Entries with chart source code
· · ·

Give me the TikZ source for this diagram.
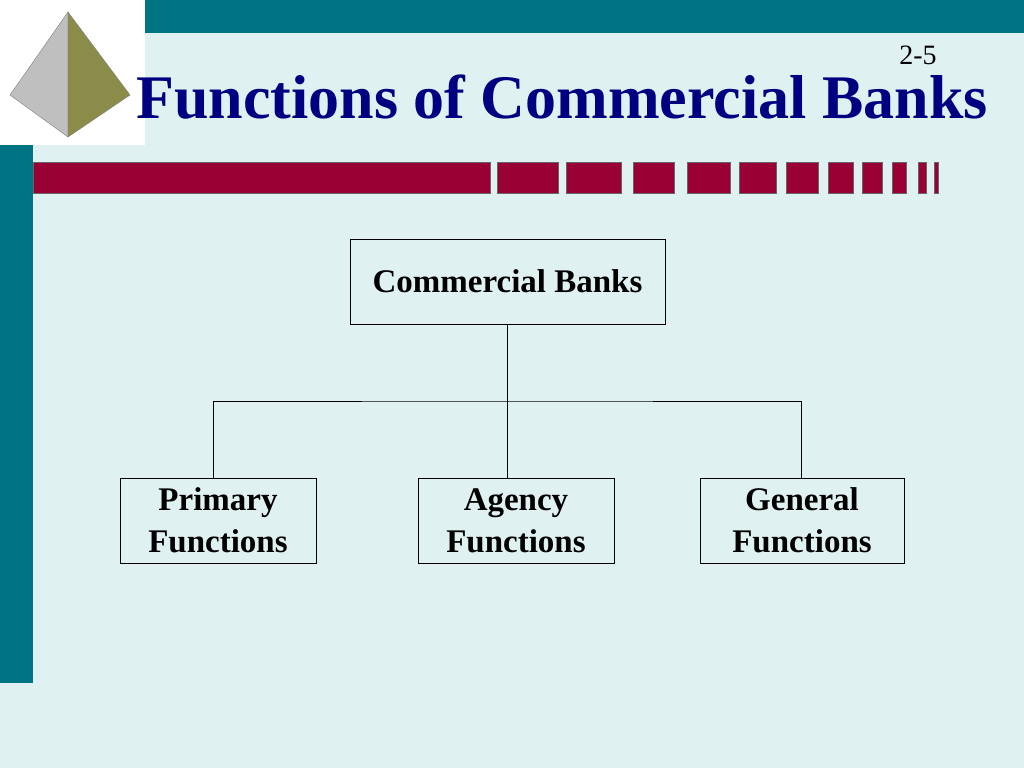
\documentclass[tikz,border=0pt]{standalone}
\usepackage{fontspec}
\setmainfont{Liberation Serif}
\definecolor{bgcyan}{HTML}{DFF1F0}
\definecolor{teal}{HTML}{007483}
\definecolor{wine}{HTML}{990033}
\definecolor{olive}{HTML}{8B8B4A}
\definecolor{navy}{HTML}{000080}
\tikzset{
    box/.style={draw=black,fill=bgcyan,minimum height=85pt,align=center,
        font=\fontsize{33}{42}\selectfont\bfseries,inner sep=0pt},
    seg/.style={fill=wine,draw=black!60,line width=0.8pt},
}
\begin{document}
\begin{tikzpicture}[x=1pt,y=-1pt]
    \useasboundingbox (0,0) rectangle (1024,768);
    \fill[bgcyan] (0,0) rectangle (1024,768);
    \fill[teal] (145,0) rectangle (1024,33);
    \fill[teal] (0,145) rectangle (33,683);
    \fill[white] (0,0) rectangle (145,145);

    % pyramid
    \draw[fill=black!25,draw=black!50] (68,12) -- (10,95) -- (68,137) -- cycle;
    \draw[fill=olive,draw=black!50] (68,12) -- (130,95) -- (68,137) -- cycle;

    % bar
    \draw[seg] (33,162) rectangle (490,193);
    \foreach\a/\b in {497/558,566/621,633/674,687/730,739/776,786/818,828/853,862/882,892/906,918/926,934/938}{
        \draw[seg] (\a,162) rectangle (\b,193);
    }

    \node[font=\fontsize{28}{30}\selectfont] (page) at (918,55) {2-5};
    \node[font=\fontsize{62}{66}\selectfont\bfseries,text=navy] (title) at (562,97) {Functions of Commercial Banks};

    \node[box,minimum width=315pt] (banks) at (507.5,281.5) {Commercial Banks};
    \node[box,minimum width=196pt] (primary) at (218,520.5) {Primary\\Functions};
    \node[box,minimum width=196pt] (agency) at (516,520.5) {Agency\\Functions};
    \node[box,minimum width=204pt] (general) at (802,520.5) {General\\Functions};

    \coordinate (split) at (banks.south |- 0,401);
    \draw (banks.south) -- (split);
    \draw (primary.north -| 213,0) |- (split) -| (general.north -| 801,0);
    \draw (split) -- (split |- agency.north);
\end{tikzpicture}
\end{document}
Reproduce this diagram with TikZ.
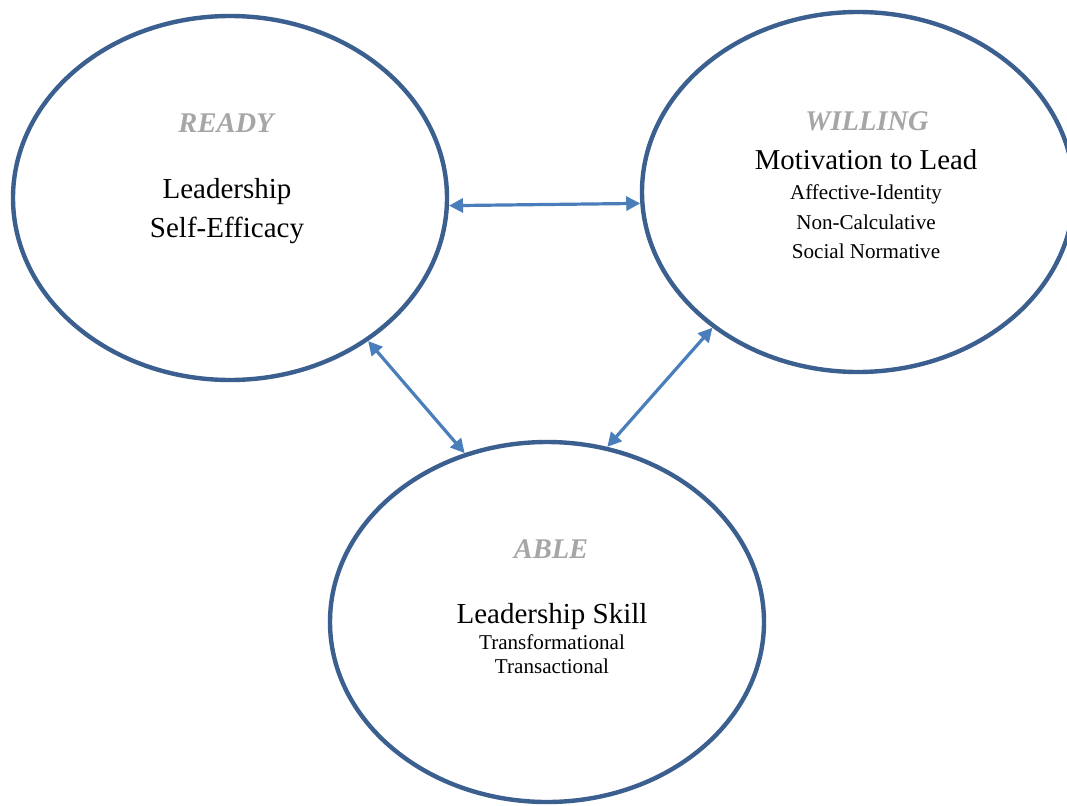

· · ·

**What this task involves:** Every line of the data should be copied as it stands, without the images.

**Task output:**
Give me the TikZ source for this diagram.
\documentclass[tikz,border=0pt]{standalone}
\usepackage{fontspec}
\setmainfont{Liberation Serif}
\definecolor{bgcyan}{HTML}{DFF1F0}
\definecolor{teal}{HTML}{007483}
\definecolor{wine}{HTML}{990033}
\definecolor{olive}{HTML}{8B8B4A}
\definecolor{navy}{HTML}{000080}
\tikzset{
    box/.style={draw=black,fill=bgcyan,minimum height=85pt,align=center,
        font=\fontsize{33}{42}\selectfont\bfseries,inner sep=0pt},
    seg/.style={fill=wine,draw=black!60,line width=0.8pt},
}
\begin{document}
\begin{tikzpicture}[x=1pt,y=-1pt]
    \useasboundingbox (0,0) rectangle (1024,768);
    \fill[bgcyan] (0,0) rectangle (1024,768);
    \fill[teal] (145,0) rectangle (1024,33);
    \fill[teal] (0,145) rectangle (33,683);
    \fill[white] (0,0) rectangle (145,145);

    % pyramid
    \draw[fill=black!25,draw=black!50] (68,12) -- (10,95) -- (68,137) -- cycle;
    \draw[fill=olive,draw=black!50] (68,12) -- (130,95) -- (68,137) -- cycle;

    % bar
    \draw[seg] (33,162) rectangle (490,193);
    \foreach\a/\b in {497/558,566/621,633/674,687/730,739/776,786/818,828/853,862/882,892/906,918/926,934/938}{
        \draw[seg] (\a,162) rectangle (\b,193);
    }

    \node[font=\fontsize{28}{30}\selectfont] (page) at (918,55) {2-5};
    \node[font=\fontsize{62}{66}\selectfont\bfseries,text=navy] (title) at (562,97) {Functions of Commercial Banks};

    \node[box,minimum width=315pt] (banks) at (507.5,281.5) {Commercial Banks};
    \node[box,minimum width=196pt] (primary) at (218,520.5) {Primary\\Functions};
    \node[box,minimum width=196pt] (agency) at (516,520.5) {Agency\\Functions};
    \node[box,minimum width=204pt] (general) at (802,520.5) {General\\Functions};

    \coordinate (split) at (banks.south |- 0,401);
    \draw (banks.south) -- (split);
    \draw (primary.north -| 213,0) |- (split) -| (general.north -| 801,0);
    \draw (split) -- (split |- agency.north);
\end{tikzpicture}
\end{document}
Reproduce this diagram with TikZ.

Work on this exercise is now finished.